I don’t know how many of these things I’ve seen advertised. Basically, it’s like a rumble pack or vibrating controller for a video game system, but large enough to wear on yourself. I’ve got one that supposedly works with my Super Nintendo (that should tell you how old it is) to allow me to feel all the action of my video games. It doesn’t looks as discreet as this haptics jacket, but it does the same basic thing.
Here’s a quote from the IEEE Spectrum article:
“We want people to feel Bruce Lee’s anxiety about whether he will get out alive,” says the Philips researcher. The jacket, responding to signals encoded in the DVD or to a program designed to control the jacket on the fly, can do a host of things, such as “causing a shiver to go up the viewer’s spine and creating the feeling of tension in the limbs.”
I have to wonder if any jacket, regardless of how jiggly it might make your jello, can replicate the sense of anxiety in a movie.

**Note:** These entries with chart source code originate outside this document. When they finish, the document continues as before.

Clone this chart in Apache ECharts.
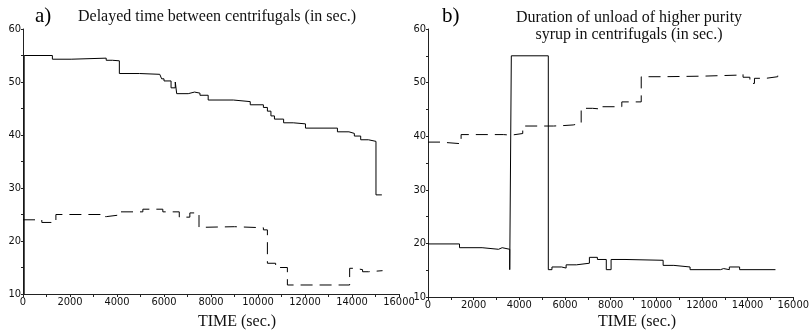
<!DOCTYPE html>
<html>
<head>
<meta charset="utf-8">
<script src="https://cdn.jsdelivr.net/npm/echarts@6/dist/echarts.min.js"></script>
<style>
html,body{margin:0;padding:0;background:#fff;}
#c{width:812px;height:331px;}
</style>
</head>
<body>
<div id="c"></div>
<script>
// ---- data (time in sec., value in sec.) ----
const titleA = "Delayed time between centrifugals (in sec.)";
const titleB1 = "Duration of unload of higher purity";
const titleB2 = "syrup in centrifugals (in sec.)";
const xName = "TIME (sec.)";

const leftSolid = [
  [50,10],[50,55],[1250,54.3],[2050,54.5],[3540,54.1],[3800,54.0],[4100,51.6],[4960,51.45],
  [5820,51.1],[5900,50.6],[6000,50.2],[6300,48.9],[6480,50.0],[6540,47.8],[7030,48.1],
  [7300,47.9],[7530,47.5],[7880,46.6],[8950,46.3],[9670,45.7],[10230,45.2],[10400,44.5],
  [10550,43.6],[10700,43.0],[11090,42.3],[11500,42.1],[12020,41.3],[13380,40.6],[13870,40.3],
  [14100,39.8],[14370,39.1],[14700,38.8],[15020,28.7],[15270,28.7]
];
const leftDashed = [
  [0,24.0],[800,23.5],[1400,25.0],[3350,24.6],[3550,24.9],[4100,25.5],[5100,26.0],[5950,25.5],
  [6650,24.5],[7100,25.3],[7490,22.6],[7830,22.7],[9000,22.5],[10230,22.1],[10400,15.8],
  [10750,15.0],[11250,11.7],[13900,14.85],[14100,14.6],[14450,14.2],[14700,14.4],[15300,14.4]
];
const rightSolid = [
  [0,19.9],[1380,19.2],[2370,18.9],[3090,19.2],[3250,18.9],[3580,15.1],[3650,55],[5270,15.1],
  [5430,15.6],[5850,15.4],[6050,16.0],[6500,16.3],[7070,17.4],[7420,17.0],[7810,15.1],
  [8020,17.0],[8630,16.85],[10300,15.9],[10770,15.6],[11480,15.1],[12810,15.3],[12950,15.1],
  [13200,15.6],[13650,15.1],[15220,15.1]
];
const rightDashed = [
  [0,38.9],[530,38.6],[1450,40.3],[3300,40.2],[3650,40.5],[4150,41.9],[5500,42.0],[6000,42.1],
  [6360,42.4],[6710,45.2],[7210,45.05],[7640,45.5],[8490,46.4],[9340,51.1],[10340,51.2],
  [12000,51.4],[13610,51.6],[13800,51.0],[14100,49.85],[14300,50.8],[14800,51.1],[15320,51.3]
];

const xMin = 0, xMax = 16000, xStep = 2000;
const yMin = 10, yMax = 60, yStep = 10;

// ---- chart ----
const tickFont = "'Liberation Sans Narrow','DejaVu Sans Condensed',sans-serif";
const serif = "'Liberation Serif','DejaVu Serif',serif";
const axisColor = '#222';

function xAxisCfg(gi){
  return {
    gridIndex: gi, type:'value', min:xMin, max:xMax, interval:xStep,
    axisLine:{show:true, onZero:false, lineStyle:{color:axisColor, width:1}},
    axisTick:{show:true, length:3, lineStyle:{color:axisColor}},
    minorTick:{show:true, splitNumber:2, length:3, lineStyle:{color:axisColor}},
    splitLine:{show:false},
    axisLabel:{color:'#111', fontFamily:tickFont, fontSize:11, margin:3,
      formatter: v => String(v)}
  };
}
function yAxisCfg(gi){
  return {
    gridIndex: gi, type:'value', min:yMin, max:yMax, interval:yStep,
    axisLine:{show:true, onZero:false, lineStyle:{color:axisColor, width:1}},
    axisTick:{show:true, length:2, lineStyle:{color:axisColor}},
    minorTick:{show:true, splitNumber:2, length:2, lineStyle:{color:axisColor}},
    splitLine:{show:false},
    axisLabel:{color:'#111', fontFamily:tickFont, fontSize:11, margin:2,
      formatter: v => String(v)}
  };
}
function lineSeries(data, gi, dashed){
  return {
    type:'line', xAxisIndex:gi, yAxisIndex:gi, data:data, step:'end',
    showSymbol:false, symbol:'none', silent:true,
    lineStyle:{color:'#000', width:1, type: dashed ? [12,7] : 'solid'}
  };
}

const chart = echarts.init(document.getElementById('c'), null, {renderer:'canvas'});
chart.setOption({
  animation:false,
  backgroundColor:'#fff',
  grid:[
    {left:23, right:413, top:29, bottom:37},
    {left:428, right:9, top:29, bottom:34}
  ],
  xAxis:[xAxisCfg(0), xAxisCfg(1)],
  yAxis:[yAxisCfg(0), yAxisCfg(1)],
  series:[
    lineSeries(leftSolid,0,false),
    lineSeries(leftDashed,0,true),
    lineSeries(rightSolid,1,false),
    lineSeries(rightDashed,1,true)
  ],
  graphic:[
    {type:'text', left:35, top:6, style:{text:'a)', font:'21px '+serif, fill:'#000'}},
    {type:'text', left:78, top:9, style:{text:titleA, font:'16px '+serif, fill:'#111'}},
    {type:'text', left:442, top:6, style:{text:'b)', font:'21px '+serif, fill:'#000'}},
    {type:'text', x:629, y:10, style:{text:titleB1, font:'16px '+serif, fill:'#111', align:'center'}},
    {type:'text', x:629, y:27, style:{text:titleB2, font:'16px '+serif, fill:'#111', align:'center'}},
    {type:'text', x:237, y:314, style:{text:xName, font:'16px '+serif, fill:'#111', align:'center'}},
    {type:'text', x:637, y:314, style:{text:xName, font:'16px '+serif, fill:'#111', align:'center'}}
  ]
});
</script>
</body>
</html>
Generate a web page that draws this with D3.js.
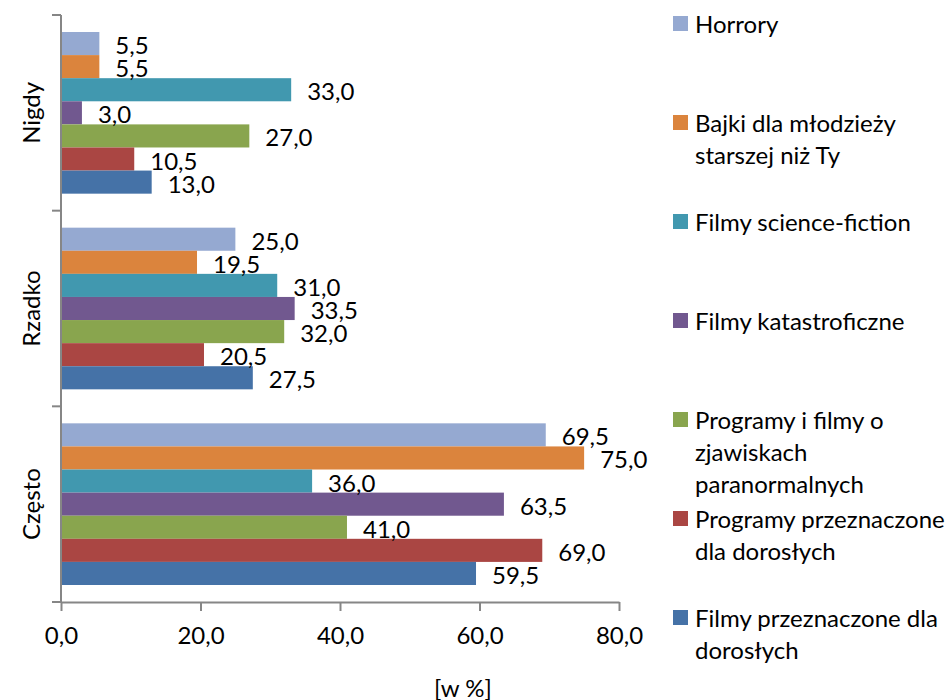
<!DOCTYPE html>
<html>
<head>
<meta charset="utf-8">
<script src="https://cdn.jsdelivr.net/npm/d3@7"></script>
<style>
  body { margin: 0; background: #fff; }
  svg { font-family: Lato, "Open Sans", sans-serif; }
</style>
</head>
<body>
<svg id="chart" width="952" height="700"></svg>
<script>
const categories = ["Nigdy", "Rzadko", "Często"];
const seriesNames = [
  "Horrory",
  "Bajki dla młodzieży starszej niż Ty",
  "Filmy science-fiction",
  "Filmy katastroficzne",
  "Programy i filmy o zjawiskach paranormalnych",
  "Programy przeznaczone dla dorosłych",
  "Filmy przeznaczone dla dorosłych"
];
const legendLines = [
  ["Horrory"],
  ["Bajki dla młodzieży", "starszej niż Ty"],
  ["Filmy science-fiction"],
  ["Filmy katastroficzne"],
  ["Programy i filmy o", "zjawiskach", "paranormalnych"],
  ["Programy przeznaczone", "dla dorosłych"],
  ["Filmy przeznaczone dla", "dorosłych"]
];
const colors = ["#95A9D1", "#DB843D", "#4198AF", "#71588F", "#89A54E", "#AA4643", "#4572A7"];
// values[series][category]
const horrory = [5.5, 25.0, 69.5];
const bajki = [5.5, 19.5, 75.0];
const scifi = [33.0, 31.0, 36.0];
const katastroficzne = [3.0, 33.5, 63.5];
const paranormalne = [27.0, 32.0, 41.0];
const programyDorosli = [10.5, 20.5, 69.0];
const filmyDorosli = [13.0, 27.5, 59.5];
const seriesValues = [horrory, bajki, scifi, katastroficzne, paranormalne, programyDorosli, filmyDorosli];
const xTicks = [0, 20, 40, 60, 80];
const axisTitle = "[w %]";

const locale = d3.formatLocale({decimal: ",", thousands: " ", grouping: [3], currency: ["", " zł"]});
const fmt = locale.format(".1f");

const svg = d3.select("#chart");
const axisColor = "#868686";
const fontSize = 24;

const x = d3.scaleLinear().domain([0, 80]).range([61, 619]);
const y0 = d3.scaleBand().domain(categories).range([15, 602]).padding(0);
const y1 = d3.scaleBand().domain(seriesNames.map((d, i) => i)).range([17, y0.bandwidth() - 17]).padding(0);

const data = [];
categories.forEach((c, ci) => {
  seriesValues.forEach((vals, si) => {
    data.push({cat: c, s: si, v: vals[ci]});
  });
});

// bars
svg.append("g").selectAll("rect").data(data).join("rect")
  .attr("x", x(0))
  .attr("y", d => y0(d.cat) + y1(d.s))
  .attr("width", d => x(d.v) - x(0))
  .attr("height", y1.bandwidth())
  .attr("fill", d => colors[d.s]);

// labels
svg.append("g").selectAll("text").data(data).join("text")
  .attr("x", d => x(d.v) + 16)
  .attr("y", d => y0(d.cat) + y1(d.s) + y1.bandwidth() / 2 + 1)
  .attr("dominant-baseline", "central")
  .attr("font-size", fontSize)
  .attr("fill", "#000")
  .text(d => fmt(d.v));

// x axis
const xAxis = d3.axisBottom(x).tickValues(xTicks).tickFormat(fmt).tickSize(9).tickSizeOuter(0);
const gx = svg.append("g").attr("transform", `translate(0,${y0.range()[1]})`).call(xAxis);
gx.select(".domain").attr("stroke", axisColor).attr("stroke-width", 2);
gx.selectAll(".tick line").attr("stroke", axisColor).attr("stroke-width", 2);
gx.selectAll(".tick text").attr("font-size", fontSize).attr("fill", "#000").attr("dy", "1.25em").attr("font-family", "Lato, 'Open Sans', sans-serif");

// y axis line and boundary ticks
const gy = svg.append("g");
gy.append("line")
  .attr("x1", x(0)).attr("x2", x(0))
  .attr("y1", y0.range()[0]).attr("y2", y0.range()[1])
  .attr("stroke", axisColor).attr("stroke-width", 2);
const bounds = categories.map(c => y0(c)).concat([y0.range()[1]]);
gy.selectAll("line.tk").data(bounds).join("line").attr("class", "tk")
  .attr("x1", x(0) - 9).attr("x2", x(0))
  .attr("y1", d => d).attr("y2", d => d)
  .attr("stroke", axisColor).attr("stroke-width", 2);
gy.selectAll("text").data(categories).join("text")
  .attr("transform", d => `translate(30,${y0(d) + y0.bandwidth() / 2}) rotate(-90)`)
  .attr("text-anchor", "middle")
  .attr("dominant-baseline", "central")
  .attr("font-size", fontSize)
  .text(d => d);

// axis title
svg.append("text")
  .attr("x", 463).attr("y", 687)
  .attr("text-anchor", "middle")
  .attr("dominant-baseline", "central")
  .attr("font-size", fontSize)
  .text(axisTitle);

// legend
const lg = svg.append("g");
legendLines.forEach((lines, i) => {
  const cy = 23 + i * 99;
  lg.append("rect").attr("x", 673).attr("y", cy - 7).attr("width", 15).attr("height", 15).attr("fill", colors[i]);
  lines.forEach((t, j) => {
    lg.append("text")
      .attr("x", 695).attr("y", cy + j * 32)
      .attr("dominant-baseline", "central")
      .attr("font-size", fontSize)
      .text(t);
  });
});
</script>
</body>
</html>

Certainly William Castle famously tried the use of vibrating seats in his cult horror classic The Tingler, and those virtual reality simulator modules where you sit in a seat that moves, shifts, and rumbles with the action on a giant video screen were incredibly popular in the 90′s. I can only wonder why Philips got Keith Morris to model the jacket.
Would you take your home theater experience one step beyond and strap yourself into a motorized windbreaker, or is that just a little too extreme?